— Material provided —
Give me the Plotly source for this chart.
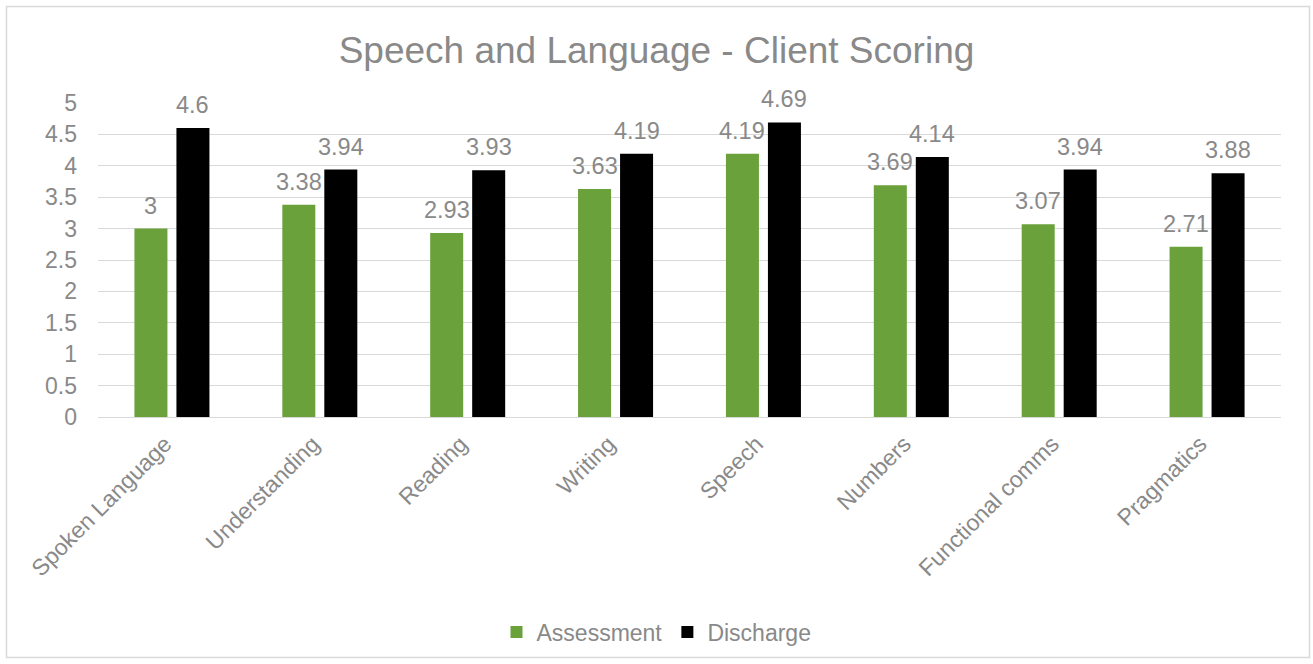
import plotly.graph_objects as go

categories = ["Spoken Language", "Understanding", "Reading", "Writing",
              "Speech", "Numbers", "Functional comms", "Pragmatics"]
assessment = [3, 3.38, 2.93, 3.63, 4.19, 3.69, 3.07, 2.71]
discharge = [4.6, 3.94, 3.93, 4.19, 4.69, 4.14, 3.94, 3.88]
y_ticks = [0, 0.5, 1, 1.5, 2, 2.5, 3, 3.5, 4, 4.5, 5]

GREEN = "#6AA13A"
TEXT = "#898989"
GRID = "#D9D9D9"
FONT = "Liberation Sans, Arial, sans-serif"

W, H = 1313, 664
L, R, T, B = 98, 32, 103, 247
plot_w = W - L - R
plot_h = H - T - B

fig = go.Figure()
fig.add_trace(go.Bar(name="Assessment", x=categories, y=assessment,
                     marker=dict(color=GREEN, line=dict(width=0))))
fig.add_trace(go.Bar(name="Discharge", x=categories, y=discharge,
                     marker=dict(color="#000000", line=dict(width=0))))

# value labels above each bar
slot = plot_w / len(categories) * (1 - 0.432) / 2
annotations = []
for series, shift in ((assessment, -slot / 2), (discharge, slot / 2)):
    for cat, val in zip(categories, series):
        annotations.append(dict(
            x=cat, y=val, xref="x", yref="y", text=f"{val:g}",
            showarrow=False, xshift=shift, yanchor="bottom", yshift=8,
            font=dict(size=23.5, color=TEXT, family=FONT)))

fig.update_layout(
    width=W, height=H,
    margin=dict(l=L, r=R, t=T, b=B, autoexpand=False),
    paper_bgcolor="white", plot_bgcolor="white",
    barmode="group", bargap=0.432, bargroupgap=0.214,
    font=dict(family=FONT, color=TEXT, size=23),
    title=dict(text="Speech and Language - Client Scoring",
               x=0.5, xanchor="center", xref="container",
               y=1 - 50 / H, yanchor="middle", yref="container",
               font=dict(size=37, color=TEXT, family=FONT)),
    showlegend=True,
    legend=dict(orientation="h", x=(W / 2 - L) / plot_w, xanchor="center",
                y=-(632 - T - plot_h) / plot_h, yanchor="middle",
                font=dict(size=23, color=TEXT), itemwidth=30,
                traceorder="normal"),
    annotations=annotations,
    shapes=[dict(type="rect", xref="paper", yref="paper",
                 x0=(6.5 - L) / plot_w, x1=(1309.5 - L) / plot_w,
                 y0=-(657.5 - T - plot_h) / plot_h, y1=(T + plot_h - 6.5) / plot_h,
                 line=dict(color=GRID, width=1.5), layer="below")],
)

fig.update_xaxes(tickangle=-45, showgrid=False, showline=False, ticks="",
                 ticklabelstandoff=8, ticklabelshift=-7,
                 tickfont=dict(size=23, color=TEXT))
fig.update_yaxes(range=[0, 5], tickvals=y_ticks, ticktext=[f"{v:g}" for v in y_ticks],
                 showgrid=True, gridcolor=GRID, gridwidth=1.3,
                 zeroline=True, zerolinecolor=GRID, zerolinewidth=1.3,
                 showline=False, ticks="", ticklabelstandoff=20,
                 tickfont=dict(size=23, color=TEXT))

fig.write_html("out.html")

— What needs to be done —
Leave the pictures out and please restate exactly the lines running from the start of the material through the one with "3.5, 4, 4.5, 5]".

— Answer —
Give me the Plotly source for this chart.
import plotly.graph_objects as go

categories = ["Spoken Language", "Understanding", "Reading", "Writing",
              "Speech", "Numbers", "Functional comms", "Pragmatics"]
assessment = [3, 3.38, 2.93, 3.63, 4.19, 3.69, 3.07, 2.71]
discharge = [4.6, 3.94, 3.93, 4.19, 4.69, 4.14, 3.94, 3.88]
y_ticks = [0, 0.5, 1, 1.5, 2, 2.5, 3, 3.5, 4, 4.5, 5]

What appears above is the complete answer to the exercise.